**What this task involves**
Write out the data again exactly, skipping every picture.

**Given material**

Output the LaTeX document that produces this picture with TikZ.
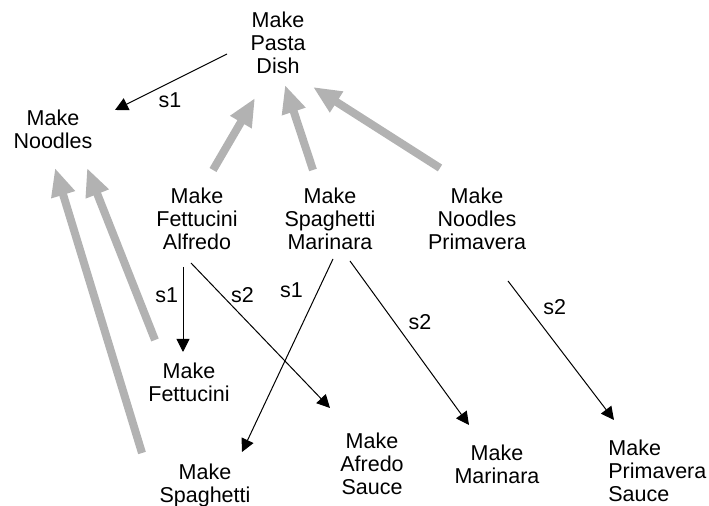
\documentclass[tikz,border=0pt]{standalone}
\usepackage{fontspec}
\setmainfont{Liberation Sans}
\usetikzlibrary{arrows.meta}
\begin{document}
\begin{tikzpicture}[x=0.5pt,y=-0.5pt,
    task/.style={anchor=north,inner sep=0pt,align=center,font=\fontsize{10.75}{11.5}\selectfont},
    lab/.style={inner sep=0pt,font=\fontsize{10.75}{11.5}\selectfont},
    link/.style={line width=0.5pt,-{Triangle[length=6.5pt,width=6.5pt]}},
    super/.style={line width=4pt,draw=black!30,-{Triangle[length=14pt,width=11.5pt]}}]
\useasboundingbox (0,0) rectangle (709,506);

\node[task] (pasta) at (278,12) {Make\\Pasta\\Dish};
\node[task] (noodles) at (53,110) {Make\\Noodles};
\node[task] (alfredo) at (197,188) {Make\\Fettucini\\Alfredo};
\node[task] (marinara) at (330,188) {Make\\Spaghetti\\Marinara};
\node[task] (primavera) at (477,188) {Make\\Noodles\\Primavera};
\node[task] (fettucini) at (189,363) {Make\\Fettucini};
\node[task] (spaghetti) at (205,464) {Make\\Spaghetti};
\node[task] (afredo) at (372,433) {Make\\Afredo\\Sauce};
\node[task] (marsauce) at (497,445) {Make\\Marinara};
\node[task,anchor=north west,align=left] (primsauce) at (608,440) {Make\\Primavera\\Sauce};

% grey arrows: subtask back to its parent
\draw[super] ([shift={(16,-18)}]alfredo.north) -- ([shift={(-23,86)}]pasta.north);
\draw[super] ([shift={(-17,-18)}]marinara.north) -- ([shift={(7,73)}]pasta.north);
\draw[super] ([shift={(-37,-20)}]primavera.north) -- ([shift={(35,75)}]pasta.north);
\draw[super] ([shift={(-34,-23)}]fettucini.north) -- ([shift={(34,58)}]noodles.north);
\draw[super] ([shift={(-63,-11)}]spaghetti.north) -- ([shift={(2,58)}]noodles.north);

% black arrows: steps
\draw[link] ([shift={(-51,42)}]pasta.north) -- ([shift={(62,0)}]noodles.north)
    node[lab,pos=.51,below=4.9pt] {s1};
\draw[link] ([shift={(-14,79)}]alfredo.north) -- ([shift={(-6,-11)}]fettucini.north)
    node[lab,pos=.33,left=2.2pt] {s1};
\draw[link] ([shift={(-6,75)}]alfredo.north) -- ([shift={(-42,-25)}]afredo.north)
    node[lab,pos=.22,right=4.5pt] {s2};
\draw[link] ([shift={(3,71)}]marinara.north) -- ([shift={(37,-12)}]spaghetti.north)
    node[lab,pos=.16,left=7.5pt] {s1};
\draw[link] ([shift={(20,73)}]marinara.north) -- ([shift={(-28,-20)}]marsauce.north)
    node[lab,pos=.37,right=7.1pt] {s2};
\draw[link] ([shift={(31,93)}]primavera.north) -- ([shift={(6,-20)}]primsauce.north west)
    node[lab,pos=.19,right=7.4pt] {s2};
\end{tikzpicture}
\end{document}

**Right answer**
Output the LaTeX document that produces this picture with TikZ.
\documentclass[tikz,border=0pt]{standalone}
\usepackage{fontspec}
\setmainfont{Liberation Sans}
\usetikzlibrary{arrows.meta}
\begin{document}
\begin{tikzpicture}[x=0.5pt,y=-0.5pt,
    task/.style={anchor=north,inner sep=0pt,align=center,font=\fontsize{10.75}{11.5}\selectfont},
    lab/.style={inner sep=0pt,font=\fontsize{10.75}{11.5}\selectfont},
    link/.style={line width=0.5pt,-{Triangle[length=6.5pt,width=6.5pt]}},
    super/.style={line width=4pt,draw=black!30,-{Triangle[length=14pt,width=11.5pt]}}]
\useasboundingbox (0,0) rectangle (709,506);

\node[task] (pasta) at (278,12) {Make\\Pasta\\Dish};
\node[task] (noodles) at (53,110) {Make\\Noodles};
\node[task] (alfredo) at (197,188) {Make\\Fettucini\\Alfredo};
\node[task] (marinara) at (330,188) {Make\\Spaghetti\\Marinara};
\node[task] (primavera) at (477,188) {Make\\Noodles\\Primavera};
\node[task] (fettucini) at (189,363) {Make\\Fettucini};
\node[task] (spaghetti) at (205,464) {Make\\Spaghetti};
\node[task] (afredo) at (372,433) {Make\\Afredo\\Sauce};
\node[task] (marsauce) at (497,445) {Make\\Marinara};
\node[task,anchor=north west,align=left] (primsauce) at (608,440) {Make\\Primavera\\Sauce};

% grey arrows: subtask back to its parent
\draw[super] ([shift={(16,-18)}]alfredo.north) -- ([shift={(-23,86)}]pasta.north);
\draw[super] ([shift={(-17,-18)}]marinara.north) -- ([shift={(7,73)}]pasta.north);
\draw[super] ([shift={(-37,-20)}]primavera.north) -- ([shift={(35,75)}]pasta.north);
\draw[super] ([shift={(-34,-23)}]fettucini.north) -- ([shift={(34,58)}]noodles.north);
\draw[super] ([shift={(-63,-11)}]spaghetti.north) -- ([shift={(2,58)}]noodles.north);

% black arrows: steps
\draw[link] ([shift={(-51,42)}]pasta.north) -- ([shift={(62,0)}]noodles.north)
    node[lab,pos=.51,below=4.9pt] {s1};
\draw[link] ([shift={(-14,79)}]alfredo.north) -- ([shift={(-6,-11)}]fettucini.north)
    node[lab,pos=.33,left=2.2pt] {s1};
\draw[link] ([shift={(-6,75)}]alfredo.north) -- ([shift={(-42,-25)}]afredo.north)
    node[lab,pos=.22,right=4.5pt] {s2};
\draw[link] ([shift={(3,71)}]marinara.north) -- ([shift={(37,-12)}]spaghetti.north)
    node[lab,pos=.16,left=7.5pt] {s1};
\draw[link] ([shift={(20,73)}]marinara.north) -- ([shift={(-28,-20)}]marsauce.north)
    node[lab,pos=.37,right=7.1pt] {s2};
\draw[link] ([shift={(31,93)}]primavera.north) -- ([shift={(6,-20)}]primsauce.north west)
    node[lab,pos=.19,right=7.4pt] {s2};
\end{tikzpicture}
\end{document}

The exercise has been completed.